No seu editorial desta quinta-feira (24), O Brasil como contraste, o jornal La Jornada faz um curioso paralelo entre o Brasil e o México, a começar pelo salário mínimo, comparação que considera "inevitável". Sem ser acrítico em relação ao governo Lula, o diário de esquerda mexicano conclui que este tem "uma visão de Estado" que vem faltando aos governantes mexicanos. Confira o texto.
O presidente brasileiro, Luiz Inácio Lula da Silva, instituiu um aumento de 10% no salário mínimo, o que significa, quando a medida entrar em vigor em janeiro próximo, um aumento real anual, descontada a inflação, de 5,5% no poder aquisitivo dos trabalhadores. Desde 2003, quando Lula iniciou seu primeiro mandato como presidente, o indicador salarial brasileiro acumulou um aumento de 53,4% em termos reais.
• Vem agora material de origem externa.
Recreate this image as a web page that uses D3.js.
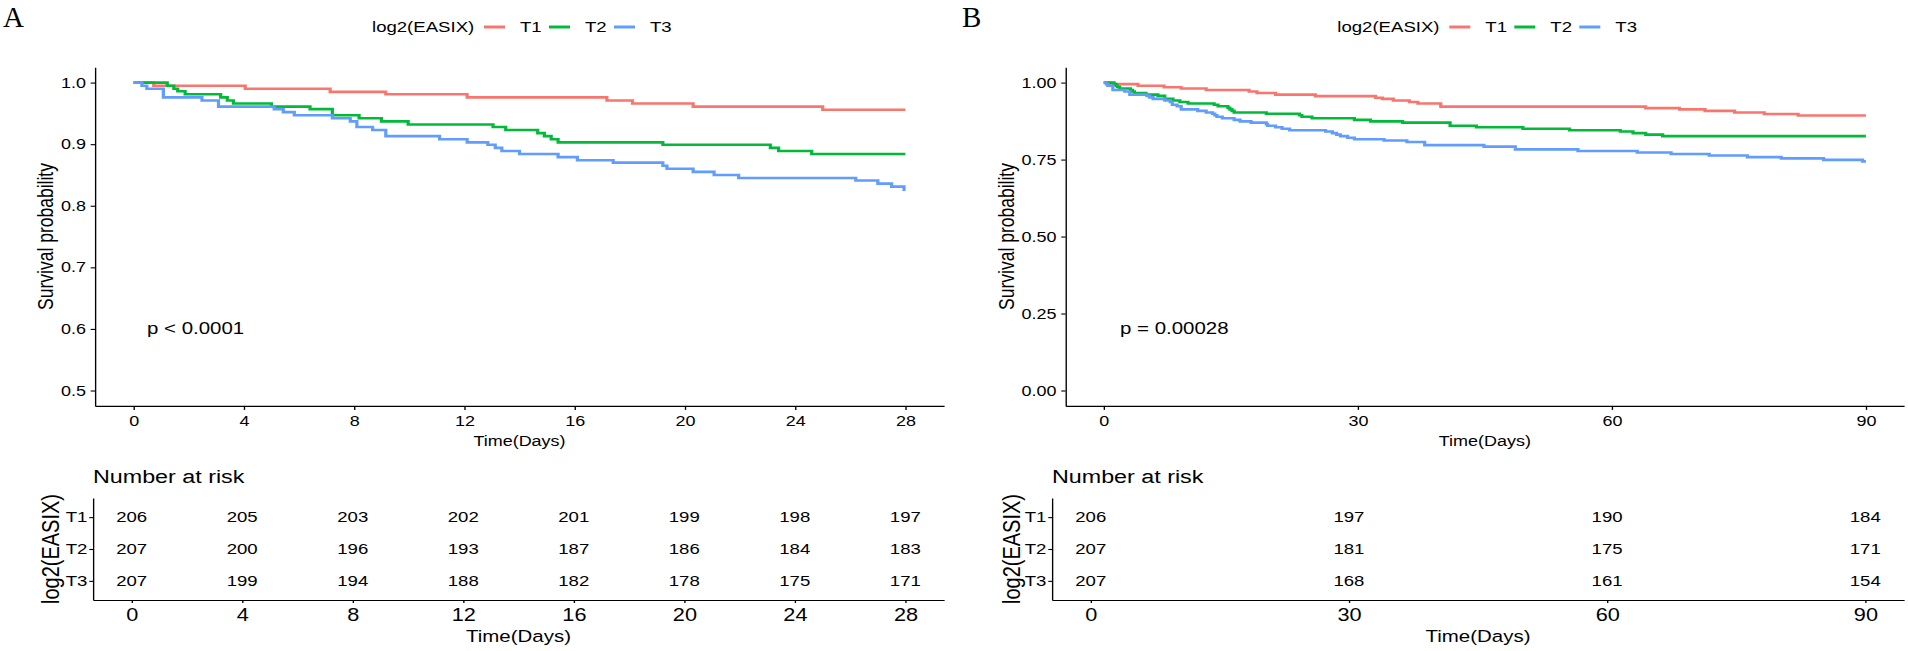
<!DOCTYPE html>
<html>
<head>
<meta charset="utf-8">
<script src="https://cdn.jsdelivr.net/npm/d3@7"></script>
<style>
  body { margin: 0; background: #fff; }
  svg { display: block; }
</style>
</head>
<body>
<svg id="chart"></svg>
<script>
// the whole figure is stretched a little in x, so draw in a narrower frame and stretch it
var W = 1908, H = 651, SX = 1.24;
var FONT = "'Liberation Sans', Arial, sans-serif";
function lx(v) { return v / SX; }

var groups = ["T1", "T2", "T3"];
var colors = ["#F8766D", "#00BA38", "#619CFF"];

// Kaplan-Meier steps up to day 28 (time of drop, survival after drop)
var t1Time = [0.73, 4.05, 7.13, 9.15, 12.1, 17.17, 18.1, 20.3, 25.0];
var t1Surv = [0.995, 0.990, 0.985, 0.981, 0.976, 0.971, 0.966, 0.961, 0.956];

var t2Time = [1.22, 1.46, 1.6, 1.87, 3.16, 3.4, 3.62, 5.0, 6.4, 7.21, 8.18, 8.99, 9.96,
              13.04, 13.5, 14.66, 14.9, 15.15, 15.4, 19.2, 23.1, 23.4, 24.6];
var t2Surv = [0.995, 0.990, 0.986, 0.981, 0.976, 0.971, 0.966, 0.961, 0.957, 0.947, 0.942, 0.937, 0.932,
              0.928, 0.923, 0.918, 0.913, 0.908, 0.903, 0.899, 0.894, 0.889, 0.884];

var t3Time = [0.3, 0.48, 1.08, 2.48, 3.08, 5.1, 5.43, 5.83, 7.21, 7.86, 8.1, 8.67, 9.15, 11.1,
              12.1, 12.85, 13.12, 13.36, 14.0, 15.4, 16.1, 17.4, 19.2, 19.35, 20.3, 21.06, 21.95,
              26.2, 27.0, 27.5, 27.95];
var t3Surv = [0.995, 0.990, 0.976, 0.971, 0.961, 0.957, 0.952, 0.947, 0.942, 0.937, 0.928, 0.923, 0.913, 0.908,
              0.903, 0.899, 0.894, 0.889, 0.884, 0.879, 0.874, 0.870, 0.865, 0.860, 0.855, 0.850, 0.845,
              0.841, 0.836, 0.831, 0.826];

// steps after day 28 (only in the 90 day panel)
var t1TimeLate = [32.1, 32.9, 34.2, 36.1, 37.1, 39.8, 64, 68, 71, 74.5, 78, 82];
var t1SurvLate = [0.951, 0.947, 0.942, 0.937, 0.932, 0.922, 0.917, 0.913, 0.908, 0.903, 0.898, 0.893];

var t2TimeLate = [29.6, 31.5, 35.3, 40.9, 44, 49.5, 55, 61, 62.5, 64, 66];
var t2SurvLate = [0.879, 0.874, 0.870, 0.860, 0.855, 0.850, 0.845, 0.841, 0.836, 0.831, 0.826];

var t3TimeLate = [28.8, 29.6, 33.1, 35.8, 37.9, 44.9, 48.6, 56, 63, 67, 71.5, 76, 80, 85, 89.6];
var t3SurvLate = [0.821, 0.816, 0.812, 0.807, 0.797, 0.792, 0.783, 0.778, 0.773, 0.768, 0.763,
                  0.758, 0.754, 0.749, 0.744];

// ticks
var xTicksA = [0, 4, 8, 12, 16, 20, 24, 28];
var xTicksB = [0, 30, 60, 90];
var yTicksA = [0.5, 0.6, 0.7, 0.8, 0.9, 1.0];
var yTicksB = [0, 0.25, 0.5, 0.75, 1.0];

// number at risk
var riskA1 = [206, 205, 203, 202, 201, 199, 198, 197];
var riskA2 = [207, 200, 196, 193, 187, 186, 184, 183];
var riskA3 = [207, 199, 194, 188, 182, 178, 175, 171];
var riskB1 = [206, 197, 190, 184];
var riskB2 = [207, 181, 175, 171];
var riskB3 = [207, 168, 161, 154];

function km(times, surv, end) {
  var pts = [[0, 1]];
  times.forEach(function(t, i) { pts.push([t, surv[i]]); });
  pts.push([end, surv[surv.length - 1]]);
  return pts;
}

var svg = d3.select("#chart")
    .attr("width", W).attr("height", H)
    .attr("viewBox", "0 0 " + (W / SX) + " " + H)
    .attr("preserveAspectRatio", "none");

var PLOT_TOP = 67.2, PLOT_BOTTOM = 405.9;
var TABLE_TOP = 498, TABLE_BOTTOM = 600;

function styleAxis(g, size) {
  g.attr("font-family", FONT);
  g.select(".domain").attr("stroke", "#000").attr("stroke-width", 1.1);
  g.selectAll(".tick line").attr("stroke", "#000").attr("stroke-width", 1.1);
  g.selectAll(".tick text").attr("fill", "#000").attr("font-size", size);
}

function addText(g, x, y, str, size, anchor) {
  return g.append("text")
      .attr("x", x).attr("y", y)
      .attr("font-family", FONT)
      .attr("font-size", size)
      .attr("text-anchor", anchor || "start")
      .attr("fill", "#000")
      .text(str);
}

function drawPanel(p) {
  var g = svg.append("g");

  var x = d3.scaleLinear().domain(p.xDomain).range([lx(p.plotLeft), lx(p.plotRight)]);
  var y = d3.scaleLinear().domain(p.yDomain).range([PLOT_BOTTOM, PLOT_TOP]);

  // panel letter, not stretched
  g.append("text")
      .attr("transform", "translate(" + lx(p.letterX) + ",26.5) scale(" + (1 / SX) + ",1)")
      .attr("font-family", "'Liberation Serif', 'Times New Roman', serif")
      .attr("font-size", 29)
      .attr("fill", "#000")
      .text(p.letter);

  // legend
  var cx = lx((p.plotLeft + p.plotRight) / 2);
  var leg = g.append("g").attr("transform", "translate(" + (cx - lx(147.5)) + ",0)");
  addText(leg, 0, 32.3, "log2(EASIX)", 15);
  groups.forEach(function(name, i) {
    leg.append("line")
        .attr("x1", lx(112 + 65 * i)).attr("x2", lx(133 + 65 * i))
        .attr("y1", 27).attr("y2", 27)
        .attr("stroke", colors[i]).attr("stroke-width", 3);
    addText(leg, lx(148 + 65 * i), 32.3, name, 15);
  });

  // axes
  var gx = g.append("g")
      .attr("transform", "translate(0," + PLOT_BOTTOM + ")")
      .call(d3.axisBottom(x).tickValues(p.xTicks).tickSize(4).tickSizeOuter(0).tickPadding(5.5));
  styleAxis(gx, 14.5);

  var gy = g.append("g")
      .attr("transform", "translate(" + lx(p.plotLeft) + ",0)")
      .call(d3.axisLeft(y).tickValues(p.yTicks).tickFormat(d3.format(p.yFormat))
        .tickSize(3.5).tickSizeOuter(0).tickPadding(3.8));
  styleAxis(gy, 14.5);

  addText(g, cx, 446, "Time(Days)", 14.5, "middle");
  g.append("text")
      .attr("transform", "translate(" + lx(p.yTitleX) + "," + 236.5 + ") rotate(-90)")
      .attr("dy", "0.35em")
      .attr("text-anchor", "middle")
      .attr("font-family", FONT)
      .attr("font-size", 17.5)
      .attr("fill", "#000")
      .text("Survival probability");

  // curves
  var line = d3.line()
      .curve(d3.curveStepAfter)
      .x(function(d) { return x(d[0]); })
      .y(function(d) { return y(d[1]); });
  p.curves.forEach(function(c, i) {
    g.append("path")
        .datum(c)
        .attr("fill", "none")
        .attr("stroke", colors[i])
        .attr("stroke-width", 2.6)
        .attr("d", line);
  });

  addText(g, lx(p.pvalX), 334, p.pval, 16.5);

  // risk table
  var tx = d3.scaleLinear().domain(p.xDomain).range([lx(p.tableLeft), lx(p.plotRight)]);
  var ty = d3.scalePoint().domain(groups).range([TABLE_TOP, TABLE_BOTTOM]).padding(0.6);

  addText(g, lx(p.tableLeft), 483, "Number at risk", 18.8);

  var tgx = g.append("g")
      .attr("transform", "translate(0," + TABLE_BOTTOM + ")")
      .call(d3.axisBottom(tx).tickValues(p.xTicks).tickSize(3).tickSizeOuter(0).tickPadding(6));
  styleAxis(tgx, 17.5);

  var tgy = g.append("g")
      .attr("transform", "translate(" + lx(p.tableLeft) + ",0)")
      .call(d3.axisLeft(ty).tickSize(3).tickSizeOuter(0).tickPadding(1.5));
  styleAxis(tgy, 15);

  p.risk.forEach(function(row, i) {
    g.append("g").selectAll("text")
      .data(row)
      .enter().append("text")
        .attr("x", function(d, j) { return tx(p.xTicks[j]); })
        .attr("y", ty(groups[i]))
        .attr("dy", "0.35em")
        .attr("text-anchor", "middle")
        .attr("font-family", FONT)
        .attr("font-size", 15)
        .attr("fill", "#000")
        .text(function(d) { return d; });
  });

  addText(g, lx((p.tableLeft + p.plotRight) / 2), 642, "Time(Days)", 16.5, "middle");
  g.append("text")
      .attr("transform", "translate(" + lx(p.tableTitleX) + ",549) rotate(-90)")
      .attr("dy", "0.35em")
      .attr("text-anchor", "middle")
      .attr("font-family", FONT)
      .attr("font-size", 20)
      .attr("fill", "#000")
      .text("log2(EASIX)");
}

drawPanel({
  letter: "A", letterX: 3,
  plotLeft: 95, plotRight: 944, tableLeft: 93,
  xDomain: [-1.4, 29.4], yDomain: [0.475, 1.025],
  xTicks: xTicksA, yTicks: yTicksA, yFormat: ".1f",
  yTitleX: 45, tableTitleX: 50,
  pval: "p < 0.0001", pvalX: 147,
  curves: [km(t1Time, t1Surv, 28), km(t2Time, t2Surv, 28), km(t3Time, t3Surv, 28)],
  risk: [riskA1, riskA2, riskA3]
});

drawPanel({
  letter: "B", letterX: 962,
  plotLeft: 1065.6, plotRight: 1904, tableLeft: 1052,
  xDomain: [-4.5, 94.5], yDomain: [-0.05, 1.05],
  xTicks: xTicksB, yTicks: yTicksB, yFormat: ".2f",
  yTitleX: 1006, tableTitleX: 1011,
  pval: "p = 0.00028", pvalX: 1120,
  curves: [
    km(t1Time.concat(t1TimeLate), t1Surv.concat(t1SurvLate), 90),
    km(t2Time.concat(t2TimeLate), t2Surv.concat(t2SurvLate), 90),
    km(t3Time.concat(t3TimeLate), t3Surv.concat(t3SurvLate), 90)
  ],
  risk: [riskB1, riskB2, riskB3]
});
</script>
</body>
</html>
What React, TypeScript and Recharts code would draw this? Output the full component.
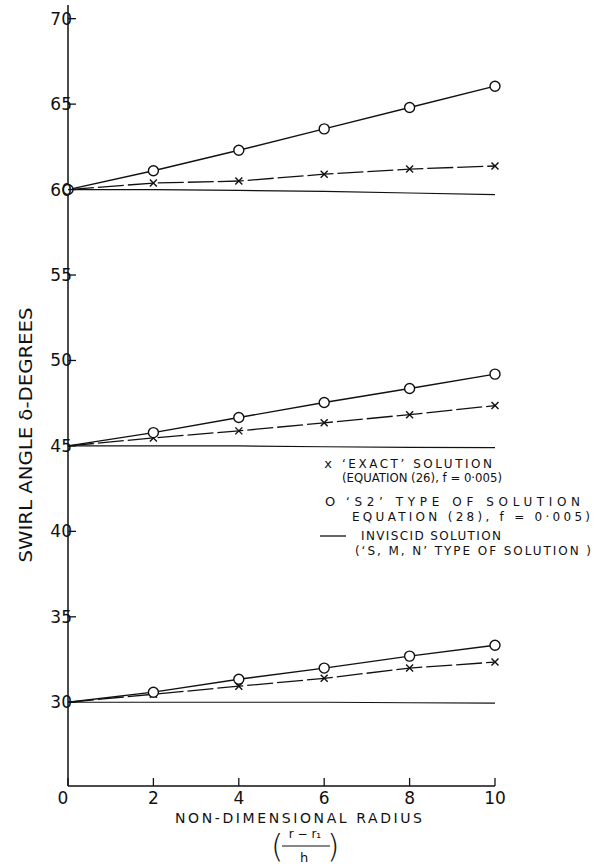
import React from 'react'
import { LineChart, Line, XAxis, YAxis } from 'recharts'

// values, three starting angles (60, 45, 30 degrees)
const radius = [0, 2, 4, 6, 8, 10]
const s2At60 = [60, 61.1, 62.3, 63.55, 64.8, 66.05]
const exactAt60 = [60, 60.38, 60.5, 60.9, 61.2, 61.38]
const inviscidAt60 = [60, 60, 59.95, 59.9, 59.8, 59.7]
const s2At45 = [45, 45.78, 46.66, 47.54, 48.36, 49.2]
const exactAt45 = [45, 45.47, 45.88, 46.35, 46.83, 47.36]
const inviscidAt45 = [45, 45, 45, 44.95, 44.92, 44.9]
const s2At30 = [30, 30.59, 31.35, 32.0, 32.7, 33.34]
const exactAt30 = [30, 30.47, 30.94, 31.4, 32.0, 32.35]
const inviscidAt30 = [30, 30, 30, 30, 29.97, 29.95]

const xTicks = [0, 2, 4, 6, 8, 10]
const yTicks = [30, 35, 40, 45, 50, 55, 60, 65, 70]

const data = radius.map((r, i) => ({
  r,
  s2_60: s2At60[i], ex_60: exactAt60[i], inv_60: inviscidAt60[i],
  s2_45: s2At45[i], ex_45: exactAt45[i], inv_45: inviscidAt45[i],
  s2_30: s2At30[i], ex_30: exactAt30[i], inv_30: inviscidAt30[i],
}))

const FONT = '"DejaVu Sans", sans-serif'
const INK = '#111'

const circleDot = (showFirst: boolean) => (p: any) => {
  if (p.index === 0 && !showFirst) return <g key={p.index} />
  return <circle key={p.index} cx={p.cx} cy={p.cy} r={5} fill="#fff" stroke={INK} strokeWidth={1.4} />
}

const crossDot = (p: any) => {
  if (p.index === 0) return <g key={p.index} />
  const s = 3.5
  return (
    <g key={p.index} stroke={INK} strokeWidth={1.4}>
      <line x1={p.cx - s} y1={p.cy - s} x2={p.cx + s} y2={p.cy + s} />
      <line x1={p.cx - s} y1={p.cy + s} x2={p.cx + s} y2={p.cy - s} />
    </g>
  )
}

const YTick = ({ x, y, payload }: any) => (
  <g>
    <line x1={x} y1={y} x2={x + 8} y2={y} stroke={INK} strokeWidth={1.3} />
    <text x={x + 4} y={y + 6} textAnchor="end" fontSize={17} fontFamily={FONT} fill={INK}>
      {payload.value}
    </text>
  </g>
)

const XTick = ({ x, y, payload }: any) => (
  <g>
    <line x1={x} y1={y} x2={x} y2={y - 8} stroke={INK} strokeWidth={1.3} />
    <text x={payload.value === 0 ? x - 5 : x} y={y + 18} textAnchor="middle" fontSize={17} fontFamily={FONT} fill={INK}>
      {payload.value}
    </text>
  </g>
)

export default function App() {
  const lbl = { fontFamily: FONT, fill: INK, fontSize: 12 }
  return (
    <div style={{ position: 'absolute', left: 0, top: 0, width: 595, height: 866, background: '#fff' }}>
      <LineChart width={595} height={866} data={data} margin={{ top: 5, right: 100, bottom: 0, left: 0 }}>
        <XAxis dataKey="r" type="number" domain={[0, 10]} ticks={xTicks} height={80}
          tickSize={0} tickMargin={0} tick={<XTick />} axisLine={{ stroke: INK, strokeWidth: 1.5 }} />
        <YAxis type="number" domain={[25.1, 70.8]} ticks={yTicks} width={68} allowDataOverflow
          tickSize={0} tickMargin={0} tick={<YTick />} axisLine={{ stroke: INK, strokeWidth: 1.5 }} />

        <Line dataKey="inv_60" stroke={INK} strokeWidth={1.2} dot={false} isAnimationActive={false} />
        <Line dataKey="ex_60" stroke={INK} strokeWidth={1.3} strokeDasharray="26 4" dot={crossDot} isAnimationActive={false} />
        <Line dataKey="s2_60" stroke={INK} strokeWidth={1.4} dot={circleDot(true)} isAnimationActive={false} />

        <Line dataKey="inv_45" stroke={INK} strokeWidth={1.2} dot={false} isAnimationActive={false} />
        <Line dataKey="ex_45" stroke={INK} strokeWidth={1.3} strokeDasharray="26 4" dot={crossDot} isAnimationActive={false} />
        <Line dataKey="s2_45" stroke={INK} strokeWidth={1.4} dot={circleDot(false)} isAnimationActive={false} />

        <Line dataKey="inv_30" stroke={INK} strokeWidth={1.2} dot={false} isAnimationActive={false} />
        <Line dataKey="ex_30" stroke={INK} strokeWidth={1.3} strokeDasharray="26 4" dot={crossDot} isAnimationActive={false} />
        <Line dataKey="s2_30" stroke={INK} strokeWidth={1.4} dot={circleDot(false)} isAnimationActive={false} />
      </LineChart>

      <svg width={595} height={866} style={{ position: 'absolute', left: 0, top: 0, pointerEvents: 'none' }}>
        {/* axis titles */}
        <text transform="translate(32,435) rotate(-90)" textAnchor="middle" fontSize={18} fontFamily={FONT}
          fill={INK} textLength={255} lengthAdjust="spacingAndGlyphs">SWIRL ANGLE δ-DEGREES</text>
        <text x={175} y={823} {...lbl} fontSize={14} textLength={247} lengthAdjust="spacing">NON-DIMENSIONAL  RADIUS</text>
        <text x={271} y={857} {...lbl} fontSize={32} fontWeight={300}>(</text>
        <text x={327} y={857} {...lbl} fontSize={32} fontWeight={300}>)</text>
        <text x={305} y={838} {...lbl} fontSize={12} textAnchor="middle">r − r₁</text>
        <line x1={282} y1={846} x2={330} y2={846} stroke={INK} strokeWidth={1.2} />
        <text x={304} y={862} {...lbl} fontSize={13} textAnchor="middle">h</text>

        {/* legend */}
        <text x={328} y={468} {...lbl} fontSize={13} textAnchor="middle">x</text>
        <text x={342} y={468} {...lbl} textLength={150} lengthAdjust="spacing">‘EXACT’  SOLUTION</text>
        <text x={342} y={482} {...lbl} textLength={160} lengthAdjust="spacingAndGlyphs">(EQUATION (26), f = 0·005)</text>

        <text x={330} y={506} {...lbl} fontSize={13} textAnchor="middle">O</text>
        <text x={346} y={506} {...lbl} textLength={234} lengthAdjust="spacing">‘S2’  TYPE OF SOLUTION</text>
        <text x={352} y={521} {...lbl} textLength={238} lengthAdjust="spacing">EQUATION (28), f = 0·005)</text>

        <line x1={320} y1={536} x2={346} y2={536} stroke={INK} strokeWidth={1.3} />
        <text x={361} y={540} {...lbl} textLength={140} lengthAdjust="spacing">INVISCID SOLUTION</text>
        <text x={355} y={555} {...lbl} textLength={236} lengthAdjust="spacing">(‘S, M, N’ TYPE OF SOLUTION )</text>
      </svg>
    </div>
  )
}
Isto não apenas ajuda a explicar a enorme popularidade de que goza o governante de origem operária. Mais importante, permite-nos compreender a solidez da economia do maior país da América Latina.
Na verdade, o crescente poder de compra dos salários tem dado ao Brasil um mercado interno consolidado que proporciona um crescimento sustentado dos ramos agrícola, industrial e de serviços. Isso permitiu que a crise econômica mundial tenha sido, nessa nação do Sul, muito menos prejudicial do que em outros países. Na verdade, apesar de toda a falência financeira global registrada no ano, a economia brasileira registrou em 2009 números positivos.
Em todas estas áreas, os salários, os mercados domésticos, crises econômicas e mudanças no PIB, é inevitável comparação entre o Brasil e o México. De 2003 até esta data, o salário mínimo no México aumentou 20,4% nominalmente, mas quando comparado com a inflação desse período, a segunda metade do mandato presidencial de Vicente Fox e a primeira da administração de Calderón, o mínimo perdeu, em termos reais, cerca de 10% do seu poder de compra. Isto é simplesmente a etapa mais recente de uma desvalorização deliberada e sistemática de trabalho, estipulada pelo programa neoliberal em curso desde 1988 – ou desde 1982, de acordo com outros critérios.
Esse plano para punir os salários e facilitar a concentração da riqueza em poucas mãos, não só foi catastrófico para os trabalhadores, mas também para a economia como um todo, uma vez que impediu o crescimento de um mercado capaz de sustentar atividades produtivas. No final, e obsessão neoliberal e antinacional dos governantes – por atrair investimento estrangeiro, aumentar as exportações às custas do bem-estar da população, submeter o país ao arbítrio de todo tipo de agentes externos – impôs à atividade econômica um rumo de colapso. Isto pode ser visto no total desamparo do México face aos embates de uma recessão global e suas conseqüências, mais desastrosas e duradouras aqui que no resto das nações do continente.
Não se deve omitir, é claro, as terríveis conseqüências sociais e políticas das estratégias antissalariais e antitrabalho com que se governou nas últimas décadas. O aumento descontrolado das taxas de criminalidade, a crescente desintegração social, as evidente carências em educação, saúde e habitação constituem um saldo que,se não mudar o rumo, mais cedo ou mais tarde desembocará na ingovernabilidade, na desestabilizaçã o e numa violência ainda maior do que a sofrida atualmente.
O governo Lula não poderia ser classificado como socialista radical. Ao contrário, em diversas áreas da esquerda se critica o presidente brasileiro por abandonar os postulados ideológicos de sua origem sindicalista, por ter virado as costas, depois de chegar ao poder, aos movimentos sociais que o apoiaram em sua carreira política, e até por ter assumido algumas premissas da ortodoxia neoliberal.
O que ninguém, nem da esquerda nem da direita, nega a Lula é uma visão de Estado.
Como corolário destas considerações pode-se assinalar que não é preciso manter posições progressistas nas esferas social e econômica para entender como é importante a manutenção e melhoria dos níveis de salário. Para partilhar essa visão e essa práxis governamental, basta por o interesse nacional acima daquele de um pequeno grupo de potentados nacionais e estrangeiros.